Sophisticated Health Network Could Detect Signs of Bioterrorism. What of Privacy?

By Sarah D. Scalet

Sun, June 01, 2003CIO Fever. Nausea. Vomiting. Diarrhea.

At first, bioterrorism—whether it’s inhalation anthrax, smallpox, pneumonic plague or something else entirely—will probably feel like the flu. You’ll be miserable, but you probably won’t be alarmed. You’ll go to your local drugstore, clinic, maybe an emergency room. Doctors in one place or another might notice a small uptick in flu-like symptoms. But no one will see the pattern. Until the dying starts.

Unless, of course, a sophisticated IT network could transmit and integrate all that data in real-time so that health officials could see what was happening across hundreds, if not thousands, of facilities.

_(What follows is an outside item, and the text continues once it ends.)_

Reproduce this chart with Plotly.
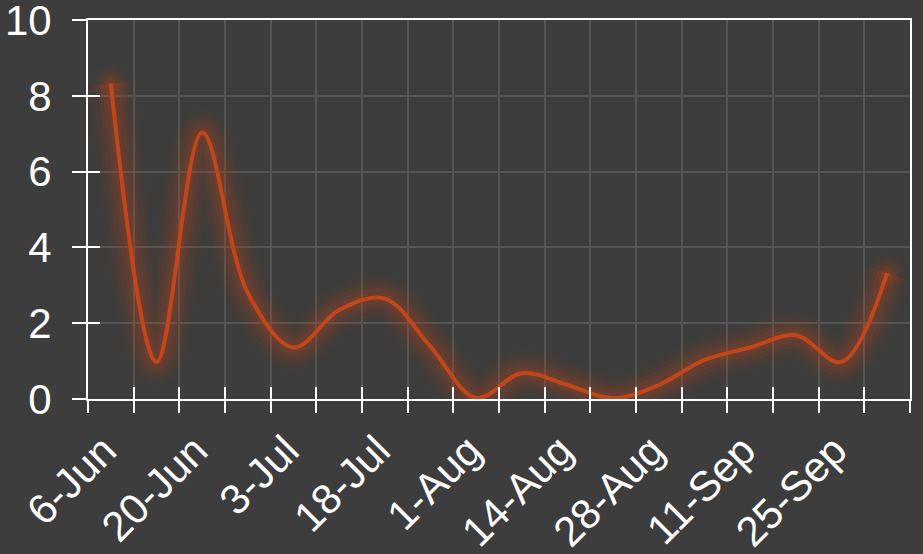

And that’s just what legions of technologists and clinicians in public health departments, hospitals, laboratories and pharmacies are trying to develop right now.

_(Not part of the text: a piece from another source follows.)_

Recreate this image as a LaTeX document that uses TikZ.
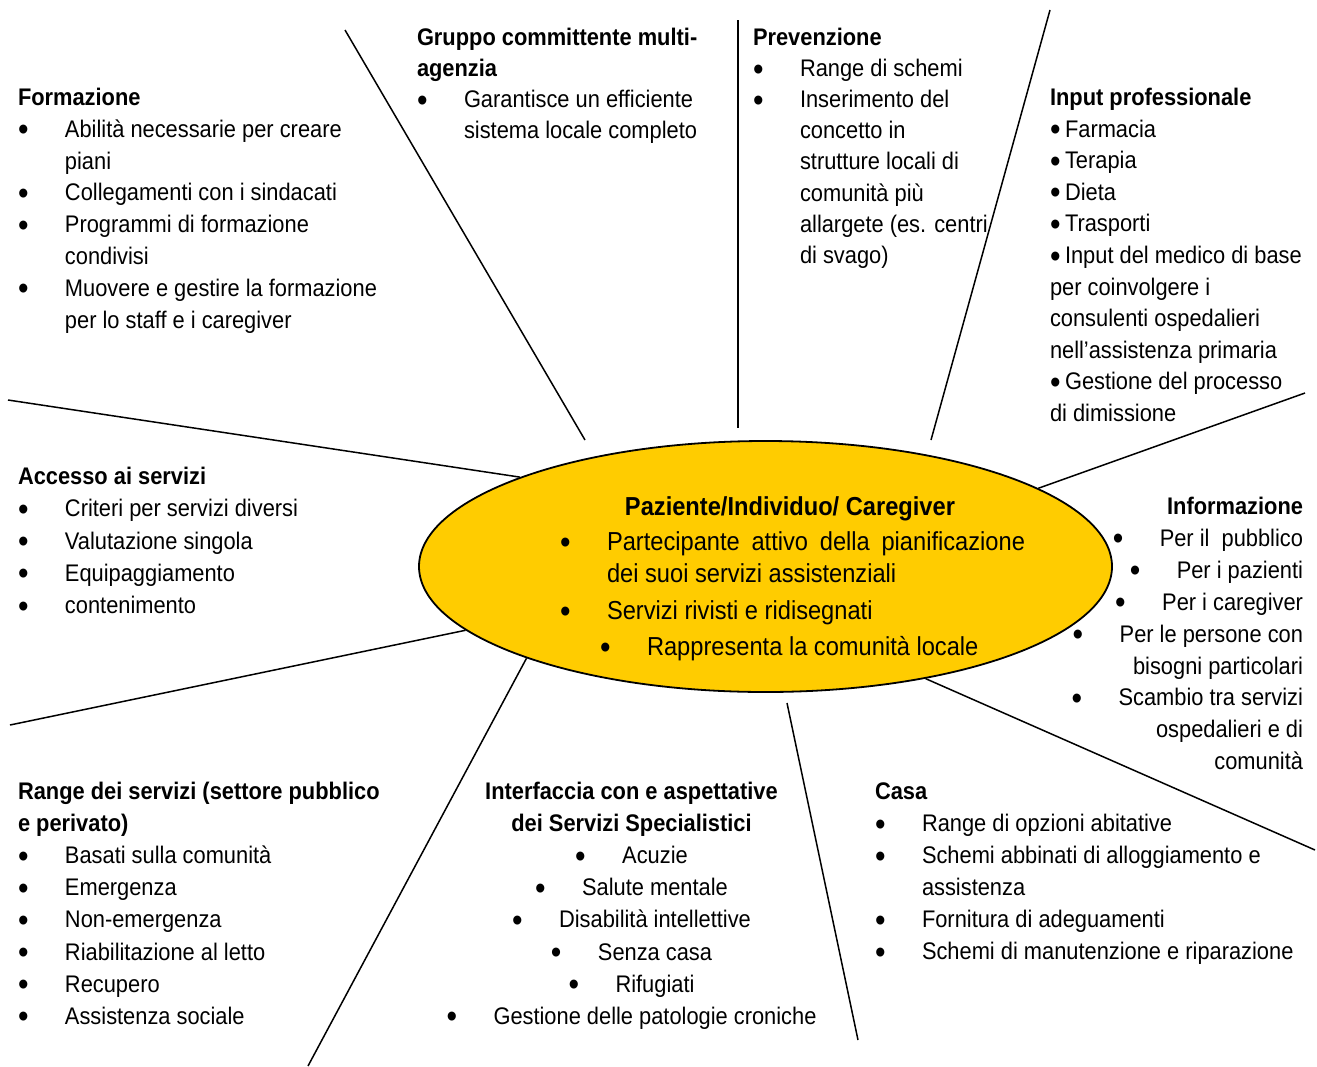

"The systems are being defined and created as we speak," says Rosemary Nelson, chairman of National Preparedness and Response, a new bioterrorism task force created by the Healthcare Information Management and Systems Society (HIMSS). If such a network existed, health officials could sound the alarm in that precariously short window of time when the spread of the disease could be stopped.

This kind of system could be IT’s greatest success, saving lives as well as money. Even without a bioterror attack, a surveillance system would be useful in detecting the early stages of any disease, such as the recent outbreak of the mysterious ailment called SARS, or severe acute respiratory syndrome.

Such a system could also help lay the groundwork for a long-desired system of standardized electronic medical records, which would significantly reduce errors in patient care and save substantial sums of time and money.

But if the pieces don’t come together—or if they do but in the process erode the concept of patient confidentiality—then that could also be IT’s biggest failure.

"IT has so much potential use in bioterrorism and health care, but the word is potential," says Dr. Eduardo Ortiz, a senior fellow with the

Agency for Health Care Research and Quality at the U.S. Department of Health and Human Services, which last August released a 354-page report about how IT could be used for bioterrorism preparedness and response. "We’re not there yet; we’re not even close."

Since the anthrax attacks in Connecticut, Florida, New York and Washington, D.C., definite progress has been made in creating an effective early warning system for bioterrorism. But wildly disparate computer systems, disconnected and often overlapping projects, and a lack of industry standards still stand in the way of creating the kind of network that can save lives.